Russian LNG imports on the rise
Almost half (46%) of Europe’s 2024 LNG imports were from the US. Its imports from the country declined by 18% last year. Conversely, European region and EU imports of Russian LNG grew by 12% and 18%, respectively, last year. This is despite the EU’s aim of ending its reliance on Russian fossil fuels by 2027, notes IEEFA.
‘A third of EU imports of Russian LNG were spot trades in 2024. Member states should prioritise phasing out these flows, which aren’t subject to long-term contracts,’ says Jaller-Makarewicz.
France, Spain and Belgium accounted for 85% of Europe’s imports of Russian LNG last year.
IEEFA estimates that EU countries spent €6.3bn on Russian LNG between January and November 2024.
Effect of Ukraine pipeline blockade on LNG imports
Europe’s LNG imports decreased by about 32bn m3 in 2024. This is more than twice the volume of Russian gas that transited via Ukraine last year, reports IEEFA.
Given that this pipeline supply needs to be replaced, and that gas storage needs to be refilled ahead of next winter, European and EU LNG demand is forecast to increase in 2025 – but by a lesser amount than their likely peak LNG consumption in 2022 and 2023, respectively, it says.
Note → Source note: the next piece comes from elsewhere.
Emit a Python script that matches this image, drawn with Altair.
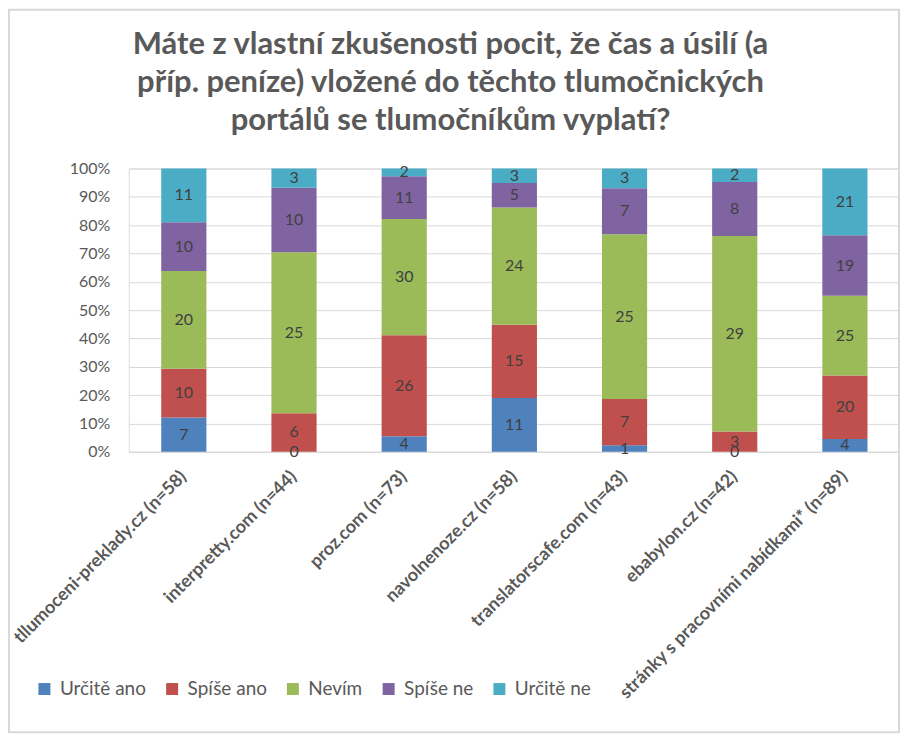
import altair as alt
import pandas as pd

categories = [
    "tllumoceni-preklady.cz (n=58)",
    "interpretty.com (n=44)",
    "proz.com (n=73)",
    "navolnenoze.cz (n=58)",
    "translatorscafe.com (n=43)",
    "ebabylon.cz (n=42)",
    "stránky s pracovními nabídkami* (n=89)",
]
series = ["Určitě ano", "Spíše ano", "Nevím", "Spíše ne", "Určitě ne"]
urcite_ano = [7, 0, 4, 11, 1, 0, 4]
spise_ano = [10, 6, 26, 15, 7, 3, 20]
nevim = [20, 25, 30, 24, 25, 29, 25]
spise_ne = [10, 10, 11, 5, 7, 8, 19]
urcite_ne = [11, 3, 2, 3, 3, 2, 21]
colors = ["#4F81BD", "#C0504D", "#9BBB59", "#8064A2", "#4BACC6"]
y_ticks = [0, 0.1, 0.2, 0.3, 0.4, 0.5, 0.6, 0.7, 0.8, 0.9, 1.0]
title_lines = [
    "Máte z vlastní zkušenosti pocit, že čas a úsilí (a",
    "příp. peníze) vložené do těchto tlumočnických",
    "portálů se tlumočníkům vyplatí?",
]

values_by_series = [urcite_ano, spise_ano, nevim, spise_ne, urcite_ne]
rows = []
for si, (s, vals) in enumerate(zip(series, values_by_series)):
    for c, v in zip(categories, vals):
        rows.append({"cat": c, "series": s, "order": si, "value": v})
df = pd.DataFrame(rows)

FONT = "Lato"
GRAY = "#595959"

base = alt.Chart(df).transform_stack(
    stack="value",
    groupby=["cat"],
    as_=["y0", "y1"],
    offset="normalize",
    sort=[alt.SortField("order", order="ascending")],
).transform_calculate(mid="(datum.y0 + datum.y1) / 2")

x_axis = alt.Axis(
    title=None,
    labelAngle=-45,
    labelAlign="right",
    labelBaseline="middle",
    labelFontWeight="bold",
    labelFontSize=18,
    labelColor=GRAY,
    labelFont=FONT,
    labelLimit=500,
    labelPadding=22,
    ticks=False,
    domainColor="#D9D9D9",
    domainWidth=1,
)
x_scale = alt.Scale(paddingInner=0.59, paddingOuter=0.295)

y_axis = alt.Axis(
    values=y_ticks,
    format=".0%",
    title=None,
    domain=False,
    ticks=False,
    gridColor="#D9D9D9",
    labelFontSize=16,
    labelColor=GRAY,
    labelFont=FONT,
    labelPadding=19,
    labelOverlap=False,
)
y_scale = alt.Scale(domain=[0, 1])

bars = base.mark_bar().encode(
    x=alt.X("cat:N", sort=categories, scale=x_scale, axis=x_axis),
    y=alt.Y("y0:Q", scale=y_scale, axis=y_axis),
    y2="y1:Q",
    color=alt.Color(
        "series:N",
        sort=series,
        scale=alt.Scale(domain=series, range=colors),
        legend=alt.Legend(
            orient="none",
            legendX=-94,
            legendY=512,
            direction="horizontal",
            title=None,
            symbolType="square",
            symbolSize=144,
            symbolStrokeWidth=0,
            labelFontSize=19,
            labelFont=FONT,
            labelColor=GRAY,
            columnPadding=16,
            labelOffset=6,
        ),
    ),
)

labels = base.mark_text(fontSize=16, font=FONT, color="#404040").encode(
    x=alt.X("cat:N", sort=categories, scale=x_scale, axis=x_axis),
    y=alt.Y("mid:Q", scale=y_scale, axis=y_axis),
    text=alt.Text("value:Q"),
)

frame = alt.Chart(alt.Data(values=[{"a": 1}])).mark_rect(
    fillOpacity=0, stroke="#D9D9D9", strokeWidth=2
).encode(
    x=alt.value(-120), x2=alt.value(772), y=alt.value(-159), y2=alt.value(565)
)

chart = alt.layer(frame, bars, labels).properties(
    width=773,
    height=284,
    padding={"left": 121, "top": 160, "right": 0, "bottom": 283},
    autosize=alt.AutoSizeParams(type="none"),
    title=alt.TitleParams(
        text=title_lines,
        fontSize=31,
        font=FONT,
        fontWeight="bold",
        color=GRAY,
        anchor="middle",
        dx=-64,
        offset=-128,
        lineHeight=38,
    ),
).configure_view(stroke=None).configure(font=FONT)

chart.save("out.html", embed_options={"renderer": "svg", "actions": False})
Trump presses play on paused US LNG approvals
In related news, US Secretary of Energy Chris Wright and President Donald Trump announced a new export authorisation for the Commonwealth LNG project proposed for Cameron Parish, Louisiana. It is the first major US LNG project to receive an export authorisation for non-free trade agreement countries since President Trump and the Department of Energy lifted the Biden-Harris administration’s freeze on LNG export permit approvals.
Biden announced in January 2024 that the approval process for 17 planned LNG export facilities was to be temporarily halted to evaluate their effects on climate change, economic factors and national security. ‘This pause on new LNG approvals sees the climate crisis for what it is: the existential threat of our time,’ he said.
Reversing this decision and awarding the new export permit for the Commonwealth LNG project, Wright said: ‘Exporting American LNG strengthens the US economy and supports American jobs while bolstering energy security around the world.’
Once constructed (production is scheduled to begin in early 2029), Commonwealth LNG, owned by Kimmeridge Texas Gas, will be able to export over 1.2bn ft3/d (34mn m3/d) of natural gas as LNG, further cementing the US position as the top global exporter of LNG.
According to the US Energy Information Administration’s most recent Short-Term Energy Outlook, current US LNG exports are expected to reach record highs in 2025, averaging over 15bn ft3/d (425 mn m3/d. These record export levels are accompanied by record highs in current US natural gas production of almost 105bn ft3/d (2.97bn m3/d).